A Home Check That Takes Five Minutes

Read The Date Code

Start with age. Find the DOT stamp. Read the last four digits. If the tire is getting up in years, put age into the decision along with tread depth. Don’t let low mileage fool you.

Check Tread Across The Full Width

Use a tread gauge if you have one. If not, at least look for wear bars and compare the inner edge, center, and outer edge. Uneven wear tells you more than one center reading ever will.

Look For Damage And Air Loss

Scan for cuts, bulges, cracks, nails, and any tire that keeps losing pressure. A slow leak is annoying. A bulge is different. That points to internal damage and calls for fast action.

Ways To Make A Set Last Longer

You can’t stop tire aging, but you can stop a lot of early wear. Most of the gains come from boring habits, not fancy tricks.

  • Check pressure monthly: Use the car maker’s door-jamb spec, not the max number on the sidewall.
  • Rotate on schedule: Many drivers do it around every 5,000 to 7,500 miles.
  • Fix alignment early: A crooked setup can ruin a pricey set in a hurry.
  • Drive smoother: Hard launches, late braking, and fast cornering scrub tread off.
  • Don’t overload the vehicle: Weight adds heat and strain.
  • Store wisely: If a car sits, keep the tires inflated and out of harsh sun when possible.

When Replacing Early Makes Sense

There are times when waiting for the last bit of tread is a bad bargain.

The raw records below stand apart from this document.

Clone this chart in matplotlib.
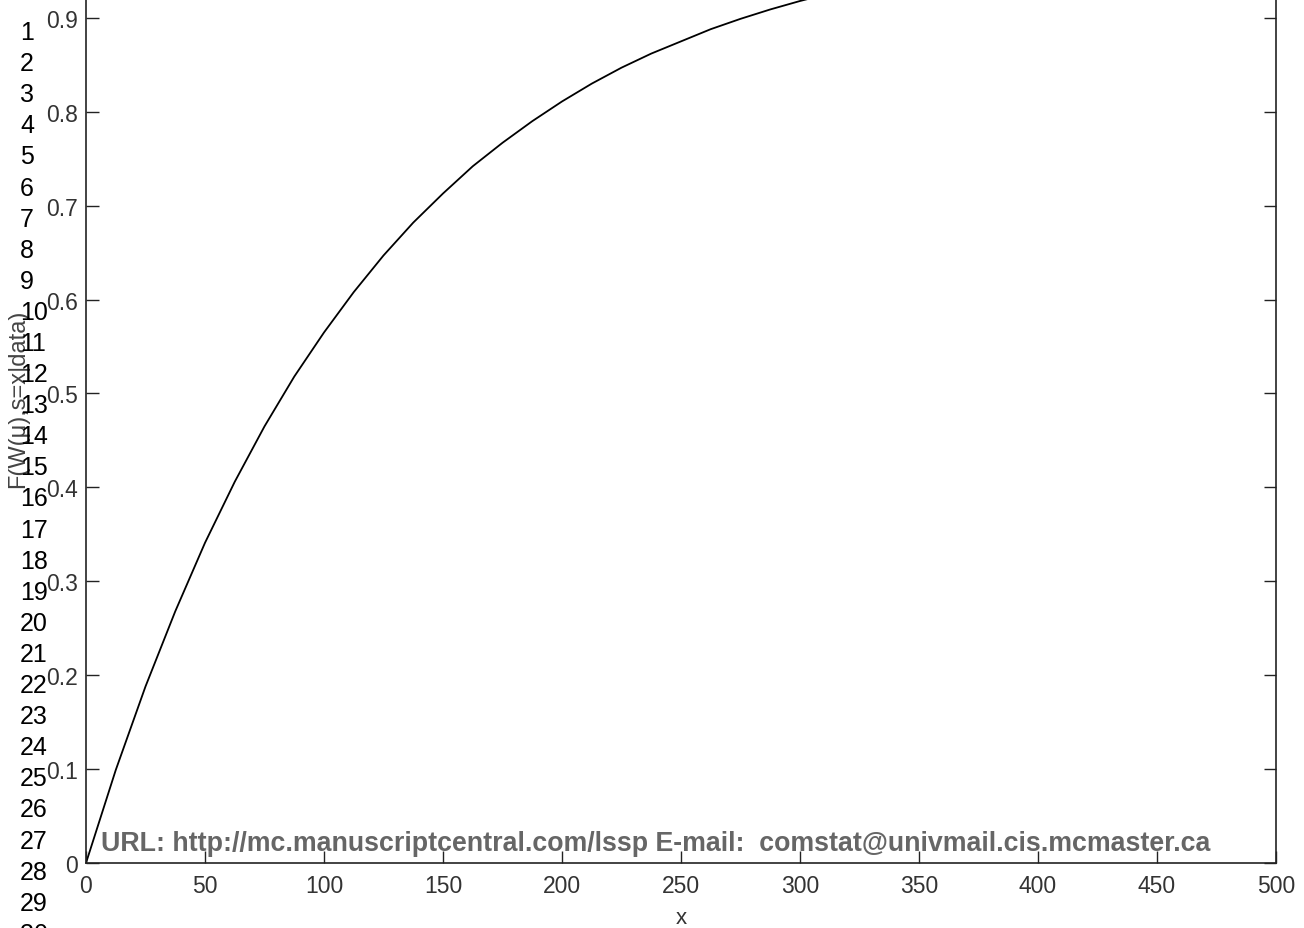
import matplotlib
matplotlib.use('Agg')
import matplotlib.pyplot as plt

# curve (x, F)
xVals = [0, 12.5, 25, 37.5, 50, 62.5, 75, 87.5, 100, 112.5, 125, 137.5, 150,
         162.5, 175, 187.5, 200, 212.5, 225, 237.5, 250, 262.5, 275, 287.5,
         300, 312.5, 325, 350, 400, 450, 500]
fVals = [0.0, 0.099, 0.188, 0.268, 0.341, 0.406, 0.465, 0.518, 0.565, 0.608,
         0.647, 0.682, 0.713, 0.742, 0.767, 0.790, 0.811, 0.830, 0.847, 0.862,
         0.875, 0.888, 0.899, 0.909, 0.918, 0.926, 0.933, 0.946, 0.964, 0.977,
         0.984]

xTicks = [0, 50, 100, 150, 200, 250, 300, 350, 400, 450, 500]
yTicks = [0, 0.1, 0.2, 0.3, 0.4, 0.5, 0.6, 0.7, 0.8, 0.9, 1]
yTickLabels = ['0', '0.1', '0.2', '0.3', '0.4', '0.5', '0.6', '0.7', '0.8',
               '0.9', '1']
lineNumbers = [str(i) for i in range(1, 31)]

watermark = ('URL: http://mc.manuscriptcentral.com/lssp E-mail:  '
             'comstat@univmail.cis.mcmaster.ca')

W, H = 1304, 929
fig = plt.figure(figsize=(W / 100, H / 100), dpi=100)
fig.patch.set_facecolor('white')

# axes extends past the top of the page crop
left, right, bottom, top = 86, 1276, 864, -75
ax = fig.add_axes([left / W, 1 - bottom / H,
                   (right - left) / W, (bottom - top) / H])
ax.plot(xVals, fVals, color='black', lw=1.3)
ax.set_xlim(0, 500)
ax.set_ylim(0, 1)
ax.set_xticks(xTicks)
ax.set_xticklabels([str(t) for t in xTicks])
ax.set_yticks(yTicks)
ax.set_yticklabels(yTickLabels)
ax.tick_params(direction='in', length=9, width=1.0, top=False, right=True,
               labelsize=16.5, labelcolor='#333333', colors='#222222')
ax.tick_params(axis='x', pad=8)
ax.tick_params(axis='y', pad=6)
for lbl in ax.get_xticklabels() + ax.get_yticklabels():
    lbl.set_family('Liberation Sans')
for sp in ax.spines.values():
    sp.set_linewidth(1.2)
    sp.set_color('#222222')

ax.set_xlabel('x', fontsize=16, family='Liberation Sans', color='#333333',
              labelpad=7)
fig.text(18 / W, 1 - 399 / H, 'F(W(\u03bc),s=x|data)', rotation=90,
         ha='center', va='center', fontsize=17, family='Liberation Sans',
         color='#444444')

# line numbers down the left margin
for i, num in enumerate(lineNumbers):
    yPx = 33 + i * 31.1
    fig.text(20 / W, 1 - yPx / H, num, ha='left', va='center', fontsize=18,
             family='Liberation Sans', color='black')

fig.text(101 / W, 1 - 851 / H, watermark, ha='left', va='baseline',
         fontsize=19.3, fontweight='bold', family='Liberation Sans',
         color='#666666')

fig.savefig('out.png', dpi=100)
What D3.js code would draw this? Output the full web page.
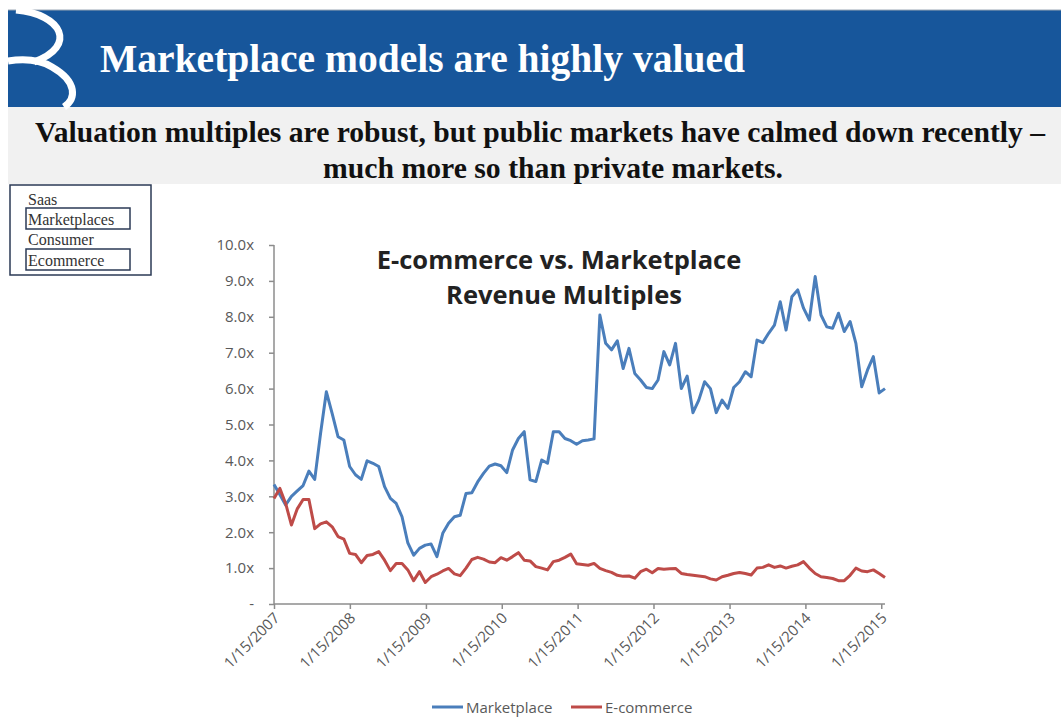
<!DOCTYPE html>
<html>
<head>
<meta charset="utf-8">
<script src="https://cdn.jsdelivr.net/npm/d3@7"></script>
<style>
  body { margin: 0; background: #fff; }
  svg { display: block; }
</style>
</head>
<body>
<div id="chart"></div>
<script>

// series are sampled every 4 weeks starting 1/15/2007
var startDate = "2007-01-15", stepDays = 28;

var marketplace = [3.33, 3.05, 2.76, 3.0, 3.15, 3.3, 3.7, 3.47, 4.75, 5.91,
    5.3, 4.66, 4.57, 3.83, 3.6, 3.47, 3.99, 3.92, 3.83, 3.27,
    2.94, 2.8, 2.43, 1.7, 1.36, 1.55, 1.64, 1.67, 1.32, 1.97,
    2.25, 2.43, 2.47, 3.08, 3.1, 3.4, 3.64, 3.84, 3.9, 3.85,
    3.66, 4.29, 4.61, 4.8, 3.46, 3.41, 4.01, 3.92, 4.8, 4.8,
    4.61, 4.55, 4.45, 4.55, 4.57, 4.6, 8.05, 7.26, 7.08, 7.33,
    6.56, 7.12, 6.42, 6.24, 6.03, 6.0, 6.24, 7.03, 6.66, 7.26,
    6.0, 6.35, 5.33, 5.68, 6.19, 6.0, 5.33, 5.68, 5.45, 6.03,
    6.19, 6.47, 6.33, 7.35, 7.28, 7.54, 7.77, 8.42, 7.63, 8.56,
    8.75, 8.24, 7.91, 9.12, 8.05, 7.72, 7.68, 8.1, 7.59, 7.87,
    7.26, 6.05, 6.52, 6.89, 5.88, 6.0];

var ecommerce = [2.94, 3.22, 2.8, 2.2, 2.65, 2.91, 2.91, 2.1, 2.23, 2.29,
    2.15, 1.88, 1.81, 1.41, 1.38, 1.15, 1.35, 1.38, 1.46, 1.22,
    0.93, 1.13, 1.13, 0.95, 0.65, 0.9, 0.6, 0.76, 0.83, 0.92,
    0.99, 0.84, 0.79, 1.0, 1.24, 1.3, 1.25, 1.17, 1.15, 1.29,
    1.22, 1.32, 1.43, 1.22, 1.2, 1.04, 1.0, 0.95, 1.18, 1.22,
    1.3, 1.39, 1.12, 1.1, 1.08, 1.13, 0.99, 0.93, 0.88, 0.8,
    0.77, 0.78, 0.72, 0.9, 0.97, 0.87, 0.99, 0.97, 0.98, 0.99,
    0.85, 0.82, 0.8, 0.78, 0.76, 0.7, 0.67, 0.76, 0.8, 0.85,
    0.88, 0.85, 0.81, 1.0, 1.02, 1.09, 1.02, 1.06, 1.0, 1.05,
    1.09, 1.18, 1.0, 0.85, 0.76, 0.74, 0.71, 0.65, 0.65, 0.8,
    1.0, 0.92, 0.9, 0.95, 0.85, 0.74];

var xTickLabels = ["1/15/2007", "1/15/2008", "1/15/2009", "1/15/2010", "1/15/2011",
    "1/15/2012", "1/15/2013", "1/15/2014", "1/15/2015"];
var yTicks = [0, 1, 2, 3, 4, 5, 6, 7, 8, 9, 10];
var yTickLabels = ["-", "1.0x", "2.0x", "3.0x", "4.0x", "5.0x", "6.0x", "7.0x", "8.0x", "9.0x", "10.0x"];

var seriesNames = ["Marketplace", "E-commerce"];
var seriesColors = ["#4a7ebb", "#be4b48"];
var sideMenu = ["Saas", "Marketplaces", "Consumer", "Ecommerce"];


var W = 1061, H = 726;
var svg = d3.select("#chart").append("svg")
    .attr("width", W)
    .attr("height", H);

/* slide header */
svg.append("rect")
    .attr("x", 8).attr("y", 10)
    .attr("width", W - 8).attr("height", 97)
    .style("fill", "#17569b");
svg.append("line")
    .attr("x1", 8).attr("x2", W).attr("y1", 10).attr("y2", 10)
    .style("stroke", "#9aa6b4");
svg.append("rect")
    .attr("x", 8).attr("y", 107)
    .attr("width", W - 8).attr("height", 77)
    .style("fill", "#f1f1f1");

// white logo strokes on the left
svg.append("path")
    .attr("d", "M16,10 C62,14 78,46 34,62")
    .style("fill", "none").style("stroke", "#fff").style("stroke-width", 7);
svg.append("path")
    .attr("d", "M8,61 C28,58 42,61 52,67 C78,82 76,99 64,107")
    .style("fill", "none").style("stroke", "#fff").style("stroke-width", 7);

svg.append("text")
    .attr("x", 100).attr("y", 72)
    .attr("textLength", 645).attr("lengthAdjust", "spacingAndGlyphs")
    .style("font-family", "Liberation Serif").style("font-weight", "bold")
    .style("font-size", "41px").style("fill", "#fff")
    .text("Marketplace models are highly valued");

svg.append("text")
    .attr("x", 35).attr("y", 142)
    .attr("textLength", 1010).attr("lengthAdjust", "spacingAndGlyphs")
    .style("font-family", "Liberation Serif").style("font-weight", "bold")
    .style("font-size", "29px").style("fill", "#111")
    .text("Valuation multiples are robust, but public markets have calmed down recently \u2013");
svg.append("text")
    .attr("x", 323).attr("y", 178)
    .attr("textLength", 460).attr("lengthAdjust", "spacingAndGlyphs")
    .style("font-family", "Liberation Serif").style("font-weight", "bold")
    .style("font-size", "29px").style("fill", "#111")
    .text("much more so than private markets.");

/* side menu box */
svg.append("rect")
    .attr("x", 10).attr("y", 185).attr("width", 141).attr("height", 90)
    .style("fill", "none").style("stroke", "#2b3a55").style("stroke-width", 1.5);
[1, 3].forEach(function(i) {
    svg.append("rect")
        .attr("x", 26).attr("y", i == 1 ? 208 : 249).attr("width", 104).attr("height", 21)
        .style("fill", "none").style("stroke", "#2b3a55").style("stroke-width", 1.5);
});
var menuY = [205, 225, 245, 266];
sideMenu.forEach(function(name, i) {
    svg.append("text")
        .attr("x", 28).attr("y", menuY[i])
        .style("font-family", "Liberation Serif").style("font-size", "16px")
        .style("fill", "#333")
        .text(name);
});


/* chart */
var dates = marketplace.map(function(d, i) {
    return d3.timeDay.offset(new Date(startDate + "T00:00:00"), i * stepDays);
});
var tickDates = xTickLabels.map(function(s) { return d3.timeParse("%m/%d/%Y")(s); });

var x = d3.scaleTime()
    .domain([dates[0], dates[dates.length - 1]])
    .range([274, 885]);
var y = d3.scaleLinear()
    .domain([0, 10])
    .range([604, 245]);

var axisColor = "#8c8c8c", labelColor = "#595959";

var yAxis = svg.append("g")
    .attr("transform", "translate(274,0)")
    .call(d3.axisLeft(y).tickValues(yTicks).tickSize(5).tickPadding(15)
        .tickFormat(function(d, i) { return yTickLabels[i]; }));
var xAxis = svg.append("g")
    .attr("transform", "translate(0,604)")
    .call(d3.axisBottom(x).tickValues(tickDates).tickSize(5)
        .tickFormat(function(d, i) { return xTickLabels[i]; }));

[xAxis, yAxis].forEach(function(g) {
    g.select(".domain").style("stroke", axisColor).style("stroke-width", 1.5);
    g.selectAll(".tick line").style("stroke", axisColor).style("stroke-width", 1.5);
    g.selectAll("text")
        .style("font-family", "Open Sans").style("font-size", "15px")
        .style("fill", labelColor);
});
yAxis.select(".domain").attr("d", "M-0,245V604");
xAxis.select(".domain").attr("d", "M274,0H885");
xAxis.selectAll(".tick text")
    .attr("text-anchor", "end")
    .attr("dy", null)
    .attr("y", 0)
    .attr("transform", "translate(6,15) rotate(-45)");

var line = d3.line()
    .x(function(d) { return x(d.date); })
    .y(function(d) { return y(d.value); });

[marketplace, ecommerce].forEach(function(series, k) {
    var pts = series.map(function(v, i) { return {date: dates[i], value: v}; });
    svg.append("path")
        .datum(pts)
        .attr("d", line)
        .style("fill", "none")
        .style("stroke", seriesColors[k])
        .style("stroke-width", 3)
        .style("stroke-linejoin", "round");
});

// chart title
svg.append("text")
    .attr("x", 559).attr("y", 269)
    .attr("text-anchor", "middle")
    .style("font-family", "Open Sans").style("font-weight", "bold")
    .style("font-size", "25.5px").style("fill", "#222")
    .text("E-commerce vs. Marketplace");
svg.append("text")
    .attr("x", 564).attr("y", 304)
    .attr("text-anchor", "middle")
    .style("font-family", "Open Sans").style("font-weight", "bold")
    .style("font-size", "25.5px").style("fill", "#222")
    .text("Revenue Multiples");

// legend
var legendX = [432, 571];
seriesNames.forEach(function(name, k) {
    var g = svg.append("g").attr("transform", "translate(" + legendX[k] + ",707)");
    g.append("line")
        .attr("x1", 0).attr("x2", 31)
        .style("stroke", seriesColors[k]).style("stroke-width", 3);
    g.append("text")
        .attr("x", 34).attr("y", 5.5)
        .style("font-family", "Open Sans").style("font-size", "15px")
        .style("fill", labelColor)
        .text(name);
});

</script>
</body>
</html>
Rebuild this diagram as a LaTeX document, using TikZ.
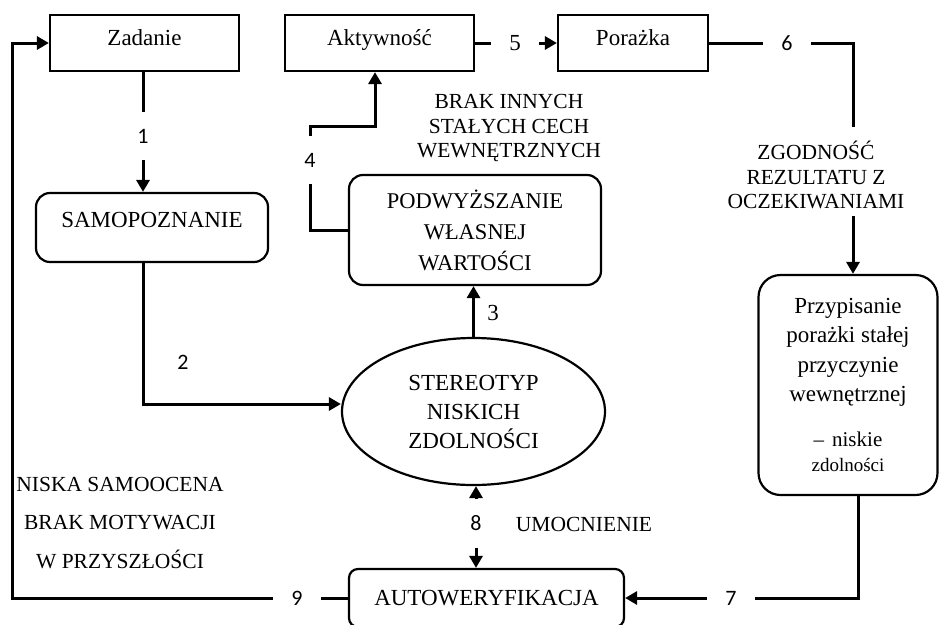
\documentclass[tikz,border=0pt]{standalone}
\usepackage{fontspec}
\setmainfont{Liberation Serif}
\newfontfamily\numfont{Carlito}
\usetikzlibrary{arrows.meta,shapes.geometric,calc}
\begin{document}
\begin{tikzpicture}[x=1pt,y=-1pt,
  box/.style={draw,line width=2.2pt,inner sep=0pt,font=\fontsize{23}{29}\selectfont,align=center},
  topbox/.style={box,minimum height=56pt,text height=16pt,text depth=12pt},
  rbox/.style={box,rounded corners=14pt},
  conn/.style={line width=3pt},
  arr/.style={conn,-{Triangle[length=12pt,width=13pt]}},
  num/.style={font=\numfont\fontsize{22}{22}\selectfont,inner sep=0pt,minimum width=48pt,minimum height=48pt},
  snum/.style={num,font=\fontsize{23}{23}\selectfont},
  lbl/.style={font=\fontsize{21.5}{24.5}\selectfont,align=center,inner sep=0pt},
]
\useasboundingbox (0,0) rectangle (939,624);

% boxes
\node[topbox,minimum width=189pt] (zad) at (144.5,43) {Zadanie};
\node[topbox,minimum width=189pt] (akt) at (379.5,43) {Aktywność};
\node[topbox,minimum width=150pt] (por) at (633,43) {Porażka};
\node[rbox,minimum width=232pt,minimum height=69pt,text height=16pt,text depth=16pt] (samo) at (152,227.5) {SAMOPOZNANIE};
\node[rbox,minimum width=252pt,minimum height=110pt,font=\fontsize{22.5}{31}\selectfont] (pod) at (475,230) {PODWYŻSZANIE\\WŁASNEJ\\WARTOŚCI};
\node[ellipse,draw,line width=2.2pt,minimum width=263pt,minimum height=147pt,inner sep=0pt,align=center,font=\fontsize{23}{29}\selectfont] (ell) at (473.5,411.5) {STEREOTYP\\NISKICH\\ZDOLNOŚCI};
\node[box,rounded corners=22pt,minimum width=179pt,minimum height=220pt,font=\fontsize{23}{29.5}\selectfont] (prz) at (848,385) {Przypisanie\\porażki stałej\\przyczynie\\wewnętrznej\\[15pt]{\fontsize{21}{24}\selectfont –\hspace{8pt}niskie}\\[-4pt]{\fontsize{19}{22}\selectfont zdolności}};
\node[box,rounded corners=9pt,minimum width=275pt,minimum height=58pt] (auto) at (486.5,598) {AUTOWERYFIKACJA};

% free labels
\node[lbl] (brak) at (509,128) {BRAK INNYCH\\STAŁYCH CECH\\WEWNĘTRZNYCH};
\node[lbl] (zg) at (816,175) {ZGODNOŚĆ\\REZULTATU Z\\OCZEKIWANIAMI};
\node[lbl,font=\fontsize{21.5}{38.5}\selectfont] (nis) at (120,523) {NISKA SAMOOCENA\\BRAK MOTYWACJI\\W PRZYSZŁOŚCI};
\node[lbl] (umo) at (584,524) {UMOCNIENIE};

% number labels
\node[num] (n1) at (143,136) {1};
\node[num] (n2) at (183,362) {2};
\node[snum] (n3) at (493,313) {3};
\node[num] (n4) at (310,160) {4};
\node[snum] (n5) at (515,43) {5};
\node[num] (n6) at (787,43) {6};
\node[num] (n7) at (731,598) {7};
\node[num] (n8) at (476,523.5) {8};
\node[num] (n9) at (297,598) {9};

% coordinates
\coordinate (c4) at (375,126);
\coordinate (c6) at (853,43);
\coordinate (c6b) at (853,127);
\coordinate (c6c) at (853,216);
\coordinate (c9) at (12,598);

% connectors
\draw[conn] (zad.south -| n1) -- (n1.north);
\draw[arr] (n1.south) -- (samo.north -| n1);
\draw[arr] (samo.south -| n1) |- ([yshift=7.5pt]ell.west);
\draw[arr] (ell.north) -- (ell.north |- pod.south);
\draw[conn] (pod.west) -| (n4.south);
\draw[arr] (n4.north) |- (c4) -- (c4 |- akt.south);
\draw[conn] (akt.east) -- (n5.west);
\draw[arr] (n5.east) -- (por.west);
\draw[conn] (por.east) -- (n6.west);
\draw[conn] (n6.east) -- (c6) -- (c6b);
\draw[arr] (c6c) -- (c6c |- prz.north);
\draw[conn] ([xshift=10pt]prz.south) |- (n7.east);
\draw[arr] (n7.west) -- (auto.east);
\draw[arr] (n8.north) -- (n8.north |- ell.south);
\draw[arr] (n8.south) -- (n8.south |- auto.north);
\draw[conn] (auto.west) -- (n9.east);
\draw[arr] (n9.west) -- (c9) |- (zad.west);
\end{tikzpicture}
\end{document}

If you drive long highway miles in heavy rain, carry family often, or head into winter, replacing a marginal set sooner can be the smarter call. The last few thousand miles on a tired tire are often the least pleasant and the least capable.

So, how long do most tires last? For a lot of drivers, the honest answer is three to five years, with plenty of variation around that range. Check tread. Check age. Check wear pattern. Those three clues tell you far more than one mileage number ever will.